* Given task
Repeat the material below exactly, with no pictures.
***
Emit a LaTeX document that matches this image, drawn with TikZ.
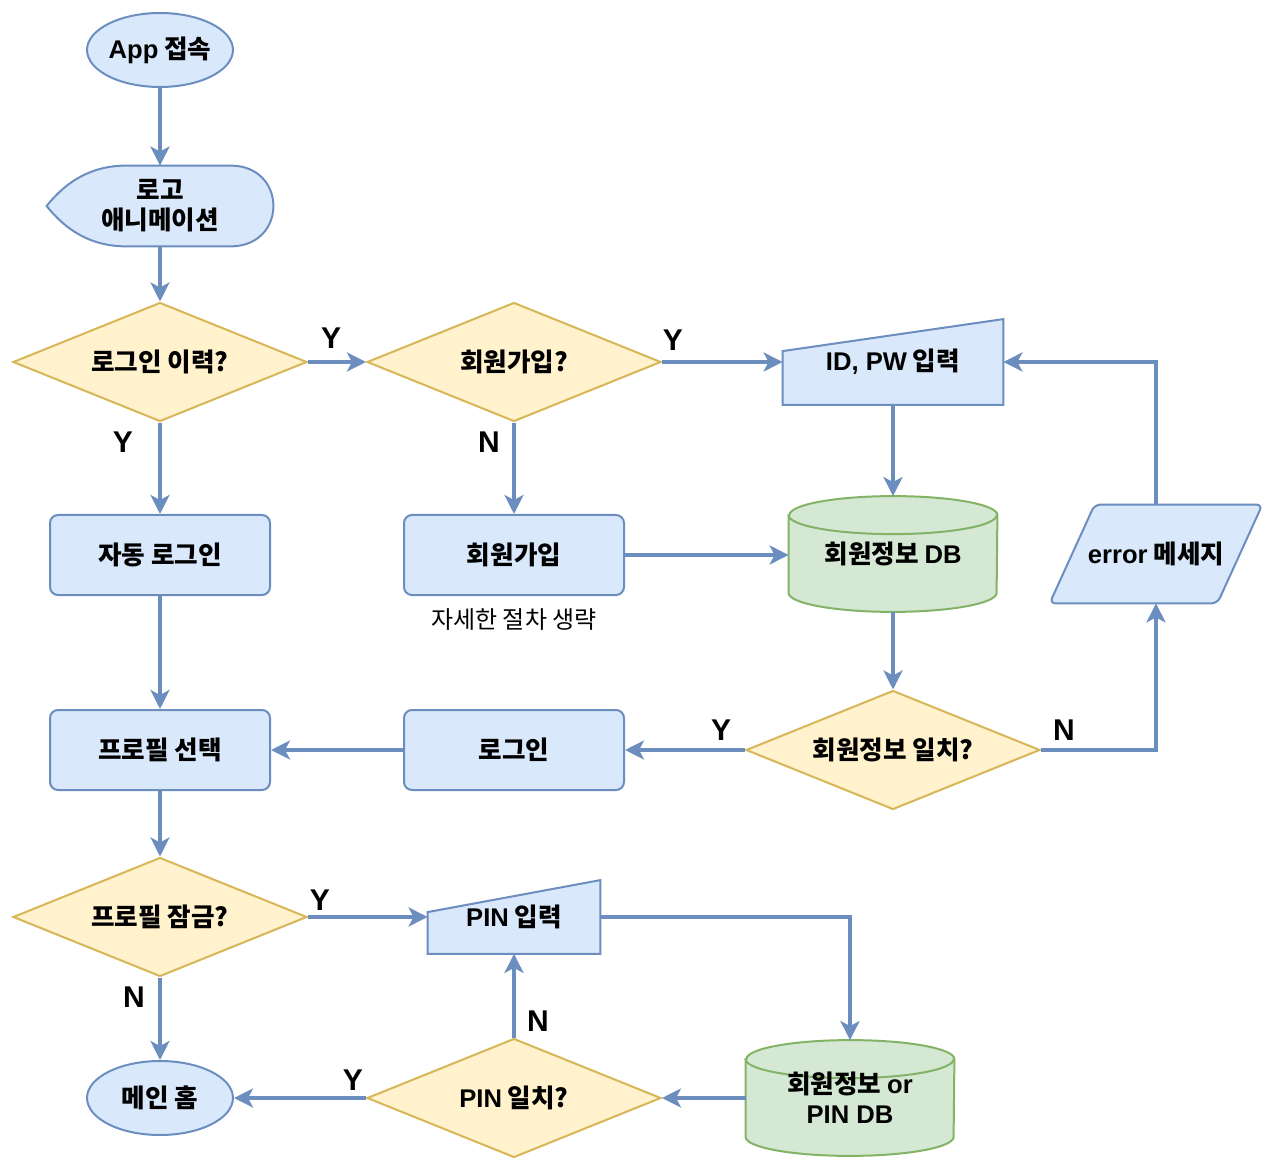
\documentclass[tikz,border=0pt]{standalone}
\usepackage{fontspec}
\setmainfont{Noto Sans CJK KR}
\newfontfamily\enfont{Liberation Sans}
\usepackage{tikz}
\usetikzlibrary{shapes.geometric}
\usetikzlibrary{backgrounds}
\usetikzlibrary{calc, positioning, arrows.meta}
\definecolor{bluefill}{HTML}{DAE8FC}
\definecolor{bluestroke}{HTML}{6C8EBF}
\definecolor{yellowfill}{HTML}{FFF2CC}
\definecolor{yellowstroke}{HTML}{D6B656}
\definecolor{greenfill}{HTML}{D5E8D4}
\definecolor{greenstroke}{HTML}{82B366}
\newcommand{\en}[1]{{\enfont\bfseries #1}}
\newcommand{\boxfont}{\fontsize{12.8pt}{15pt}\selectfont\bfseries}
\newcommand{\notefont}{\fontsize{12pt}{15pt}\selectfont}
\newcommand{\ynfont}{\enfont\fontsize{15pt}{18pt}\selectfont\bfseries}
\tikzset{startstop/.style={draw=bluestroke, fill=bluefill, ellipse, line width=1pt, minimum width=73pt, minimum height=37pt, inner sep=0pt, font=\boxfont}}
\tikzset{process/.style={draw=bluestroke, fill=bluefill, rectangle, rounded corners=4pt, line width=1pt, minimum width=110pt, minimum height=40pt, inner sep=0pt, font=\boxfont}}
\tikzset{decision/.style={draw=yellowstroke, fill=yellowfill, diamond, aspect=2.47, line width=1pt, minimum width=147pt, minimum height=59.5pt, inner sep=0pt, font=\boxfont}}
\tikzset{display box/.style={rectangle, minimum width=113pt, minimum height=40pt, inner sep=0pt, align=center, font=\boxfont}}
\tikzset{manual input/.style={rectangle, minimum width=110pt, minimum height=42.5pt, inner sep=0pt, font=\boxfont}}
\tikzset{database/.style={rectangle, minimum width=104pt, minimum height=57.5pt, inner sep=0pt, align=center, font=\boxfont}}
\tikzset{data out/.style={rectangle, minimum width=106pt, minimum height=49pt, inner sep=0pt, font=\boxfont}}
\tikzset{blue shape/.style={draw=bluestroke, fill=bluefill, line width=1pt}}
\tikzset{green shape/.style={draw=greenstroke, fill=greenfill, line width=1pt}}
\tikzset{flow/.style={->, draw=bluestroke, line width=1.7pt}}
\tikzset{yn/.style={font=\ynfont, inner sep=0pt}}
\newcommand{\dbdraw}[1]{%
  \draw[green shape] ($(#1.north west)+(0,19)$) -- ($(#1.south west)+(0,-19)$)
    arc[start angle=180, end angle=360, x radius=52pt, y radius=9.5pt]
    -- ($(#1.north east)+(0,19)$)
    arc[start angle=0, end angle=180, x radius=52pt, y radius=9.5pt] -- cycle;
  \draw[green shape, fill=none] ($(#1.north west)+(0,19)$)
    arc[start angle=180, end angle=360, x radius=52pt, y radius=9.5pt];}
\newcommand{\manualdraw}[1]{%
  \draw[blue shape] (#1.south west) -- ($(#1.north west)+(0,32)$) -- (#1.north east) -- (#1.south east) -- cycle;}

\begin{document}
\begin{tikzpicture}[x=0.5pt, y=-0.5pt, >={Stealth[length=9.5pt, width=9.5pt, inset=2.5pt]}]
\useasboundingbox (0,0) rectangle (1280,1171);
% left column
\node[startstop] (app) at (160,50) {\en{App} 접속};
\node[display box, node distance=78pt, below of=app] (logo) {로고\\애니메이션};
\node[decision, node distance=78pt, below of=logo] (lh) {로그인 이력?};
\node[process, node distance=96.5pt, below of=lh] (auto) {자동 로그인};
\node[process, node distance=97.5pt, below of=auto] (prof) {프로필 선택};
\node[decision, node distance=83.5pt, below of=prof] (lock) {프로필 잠금?};
\node[startstop, node distance=90.5pt, below of=lock] (home) {메인 홈};
% middle column
\node[decision, node distance=177pt, right of=lh] (mem) {회원가입?};
\node[process, node distance=96.5pt, below of=mem] (signup) {회원가입};
\node[font=\notefont, node distance=32.5pt, below of=signup] (note) {자세한 절차 생략};
\node[process, node distance=177pt, right of=prof] (login) {로그인};
\node[manual input, minimum width=86pt, minimum height=36.5pt, node distance=177pt, right of=lock] (pin) {\en{PIN} 입력};
\node[decision, node distance=177pt, right of=home] (pinok) {\en{PIN} 일치?};
% right columns
\node[manual input, node distance=189.5pt, right of=mem] (idpw) {\en{ID, PW} 입력};
\node[database, node distance=96pt, below of=idpw] (db) {회원정보 \en{DB}};
\node[data out, node distance=131.5pt, right of=db] (err) {\en{error} 메세지};
\node[decision, node distance=189.5pt, right of=login] (match) {회원정보 일치?};
\node[database, node distance=168pt, right of=pinok] (pindb) {회원정보 \en{or}\\\en{PIN DB}};

\begin{scope}[on background layer]
\draw[blue shape] (logo.west) .. controls +(20,-25) and +(-35,0) .. ($(logo.north west)+(80,0)$)
  -- ($(logo.north east)+(-43,0)$) .. controls +(28,0) and +(0,-21) .. (logo.east)
  .. controls +(0,21) and +(28,0) .. ($(logo.south east)+(-43,0)$)
  -- ($(logo.south west)+(80,0)$) .. controls +(-35,0) and +(20,25) .. (logo.west) -- cycle;
\manualdraw{idpw}
\manualdraw{pin}
\dbdraw{db}
\dbdraw{pindb}
\draw[blue shape, rounded corners=3pt] (err.south west) -- ($(err.north west)+(45,0)$) -- (err.north east) -- ($(err.south east)+(-45,0)$) -- cycle;
\end{scope}

\draw[flow] (app) -- (logo);
\draw[flow] (logo) -- (lh);
\draw[flow] (lh) to node[yn, pos=0.4, yshift=12pt] {Y} (mem);
\draw[flow] (lh) to node[yn, pos=0.21, xshift=-18.5pt] {Y} (auto);
\draw[flow] (mem) to node[yn, pos=0.09, yshift=11pt] {Y} (mem -| idpw.west);
\draw[flow] (mem) to node[yn, pos=0.21, xshift=-12.5pt] {N} (signup);
\draw[flow] (idpw) -- (db);
\draw[flow] (signup) -- (signup -| db.west);
\draw[flow] (db) -- (match);
\draw[flow] (match) to node[yn, pos=0.2, yshift=10pt] {Y} (login);
\draw[flow] (match) -| node[yn, pos=0.1, yshift=10pt] {N} (err);
\draw[flow] (err) |- (idpw);
\draw[flow] (auto) -- (prof);
\draw[flow] (login) -- (prof);
\draw[flow] (prof) -- (lock);
\draw[flow] (lock) to node[yn, pos=0.1, yshift=8.5pt] {Y} (pin);
\draw[flow] (lock) to node[yn, pos=0.24, xshift=-13pt] {N} (home);
\draw[flow] (pin) -| (pindb);
\draw[flow] (pindb) -- (pinok);
\draw[flow] (pinok) to node[yn, pos=0.19, xshift=12pt] {N} (pin);
\draw[flow] (pinok) to node[yn, pos=0.1, yshift=9pt] {Y} (home);
\end{tikzpicture}
\end{document}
***
* Solution for this problem
Emit a LaTeX document that matches this image, drawn with TikZ.
\documentclass[tikz,border=0pt]{standalone}
\usepackage{fontspec}
\setmainfont{Noto Sans CJK KR}
\newfontfamily\enfont{Liberation Sans}
\usepackage{tikz}
\usetikzlibrary{shapes.geometric}
\usetikzlibrary{backgrounds}
\usetikzlibrary{calc, positioning, arrows.meta}
\definecolor{bluefill}{HTML}{DAE8FC}
\definecolor{bluestroke}{HTML}{6C8EBF}
\definecolor{yellowfill}{HTML}{FFF2CC}
\definecolor{yellowstroke}{HTML}{D6B656}
\definecolor{greenfill}{HTML}{D5E8D4}
\definecolor{greenstroke}{HTML}{82B366}
\newcommand{\en}[1]{{\enfont\bfseries #1}}
\newcommand{\boxfont}{\fontsize{12.8pt}{15pt}\selectfont\bfseries}
\newcommand{\notefont}{\fontsize{12pt}{15pt}\selectfont}
\newcommand{\ynfont}{\enfont\fontsize{15pt}{18pt}\selectfont\bfseries}
\tikzset{startstop/.style={draw=bluestroke, fill=bluefill, ellipse, line width=1pt, minimum width=73pt, minimum height=37pt, inner sep=0pt, font=\boxfont}}
\tikzset{process/.style={draw=bluestroke, fill=bluefill, rectangle, rounded corners=4pt, line width=1pt, minimum width=110pt, minimum height=40pt, inner sep=0pt, font=\boxfont}}
\tikzset{decision/.style={draw=yellowstroke, fill=yellowfill, diamond, aspect=2.47, line width=1pt, minimum width=147pt, minimum height=59.5pt, inner sep=0pt, font=\boxfont}}
\tikzset{display box/.style={rectangle, minimum width=113pt, minimum height=40pt, inner sep=0pt, align=center, font=\boxfont}}
\tikzset{manual input/.style={rectangle, minimum width=110pt, minimum height=42.5pt, inner sep=0pt, font=\boxfont}}
\tikzset{database/.style={rectangle, minimum width=104pt, minimum height=57.5pt, inner sep=0pt, align=center, font=\boxfont}}
\tikzset{data out/.style={rectangle, minimum width=106pt, minimum height=49pt, inner sep=0pt, font=\boxfont}}
\tikzset{blue shape/.style={draw=bluestroke, fill=bluefill, line width=1pt}}
\tikzset{green shape/.style={draw=greenstroke, fill=greenfill, line width=1pt}}
\tikzset{flow/.style={->, draw=bluestroke, line width=1.7pt}}
\tikzset{yn/.style={font=\ynfont, inner sep=0pt}}
\newcommand{\dbdraw}[1]{%
  \draw[green shape] ($(#1.north west)+(0,19)$) -- ($(#1.south west)+(0,-19)$)
    arc[start angle=180, end angle=360, x radius=52pt, y radius=9.5pt]
    -- ($(#1.north east)+(0,19)$)
    arc[start angle=0, end angle=180, x radius=52pt, y radius=9.5pt] -- cycle;
  \draw[green shape, fill=none] ($(#1.north west)+(0,19)$)
    arc[start angle=180, end angle=360, x radius=52pt, y radius=9.5pt];}
\newcommand{\manualdraw}[1]{%
  \draw[blue shape] (#1.south west) -- ($(#1.north west)+(0,32)$) -- (#1.north east) -- (#1.south east) -- cycle;}

\begin{document}
\begin{tikzpicture}[x=0.5pt, y=-0.5pt, >={Stealth[length=9.5pt, width=9.5pt, inset=2.5pt]}]
\useasboundingbox (0,0) rectangle (1280,1171);
% left column
\node[startstop] (app) at (160,50) {\en{App} 접속};
\node[display box, node distance=78pt, below of=app] (logo) {로고\\애니메이션};
\node[decision, node distance=78pt, below of=logo] (lh) {로그인 이력?};
\node[process, node distance=96.5pt, below of=lh] (auto) {자동 로그인};
\node[process, node distance=97.5pt, below of=auto] (prof) {프로필 선택};
\node[decision, node distance=83.5pt, below of=prof] (lock) {프로필 잠금?};
\node[startstop, node distance=90.5pt, below of=lock] (home) {메인 홈};
% middle column
\node[decision, node distance=177pt, right of=lh] (mem) {회원가입?};
\node[process, node distance=96.5pt, below of=mem] (signup) {회원가입};
\node[font=\notefont, node distance=32.5pt, below of=signup] (note) {자세한 절차 생략};
\node[process, node distance=177pt, right of=prof] (login) {로그인};
\node[manual input, minimum width=86pt, minimum height=36.5pt, node distance=177pt, right of=lock] (pin) {\en{PIN} 입력};
\node[decision, node distance=177pt, right of=home] (pinok) {\en{PIN} 일치?};
% right columns
\node[manual input, node distance=189.5pt, right of=mem] (idpw) {\en{ID, PW} 입력};
\node[database, node distance=96pt, below of=idpw] (db) {회원정보 \en{DB}};
\node[data out, node distance=131.5pt, right of=db] (err) {\en{error} 메세지};
\node[decision, node distance=189.5pt, right of=login] (match) {회원정보 일치?};
\node[database, node distance=168pt, right of=pinok] (pindb) {회원정보 \en{or}\\\en{PIN DB}};

\begin{scope}[on background layer]
\draw[blue shape] (logo.west) .. controls +(20,-25) and +(-35,0) .. ($(logo.north west)+(80,0)$)
  -- ($(logo.north east)+(-43,0)$) .. controls +(28,0) and +(0,-21) .. (logo.east)
  .. controls +(0,21) and +(28,0) .. ($(logo.south east)+(-43,0)$)
  -- ($(logo.south west)+(80,0)$) .. controls +(-35,0) and +(20,25) .. (logo.west) -- cycle;
\manualdraw{idpw}
\manualdraw{pin}
\dbdraw{db}
\dbdraw{pindb}
\draw[blue shape, rounded corners=3pt] (err.south west) -- ($(err.north west)+(45,0)$) -- (err.north east) -- ($(err.south east)+(-45,0)$) -- cycle;
\end{scope}

\draw[flow] (app) -- (logo);
\draw[flow] (logo) -- (lh);
\draw[flow] (lh) to node[yn, pos=0.4, yshift=12pt] {Y} (mem);
\draw[flow] (lh) to node[yn, pos=0.21, xshift=-18.5pt] {Y} (auto);
\draw[flow] (mem) to node[yn, pos=0.09, yshift=11pt] {Y} (mem -| idpw.west);
\draw[flow] (mem) to node[yn, pos=0.21, xshift=-12.5pt] {N} (signup);
\draw[flow] (idpw) -- (db);
\draw[flow] (signup) -- (signup -| db.west);
\draw[flow] (db) -- (match);
\draw[flow] (match) to node[yn, pos=0.2, yshift=10pt] {Y} (login);
\draw[flow] (match) -| node[yn, pos=0.1, yshift=10pt] {N} (err);
\draw[flow] (err) |- (idpw);
\draw[flow] (auto) -- (prof);
\draw[flow] (login) -- (prof);
\draw[flow] (prof) -- (lock);
\draw[flow] (lock) to node[yn, pos=0.1, yshift=8.5pt] {Y} (pin);
\draw[flow] (lock) to node[yn, pos=0.24, xshift=-13pt] {N} (home);
\draw[flow] (pin) -| (pindb);
\draw[flow] (pindb) -- (pinok);
\draw[flow] (pinok) to node[yn, pos=0.19, xshift=12pt] {N} (pin);
\draw[flow] (pinok) to node[yn, pos=0.1, yshift=9pt] {Y} (home);
\end{tikzpicture}
\end{document}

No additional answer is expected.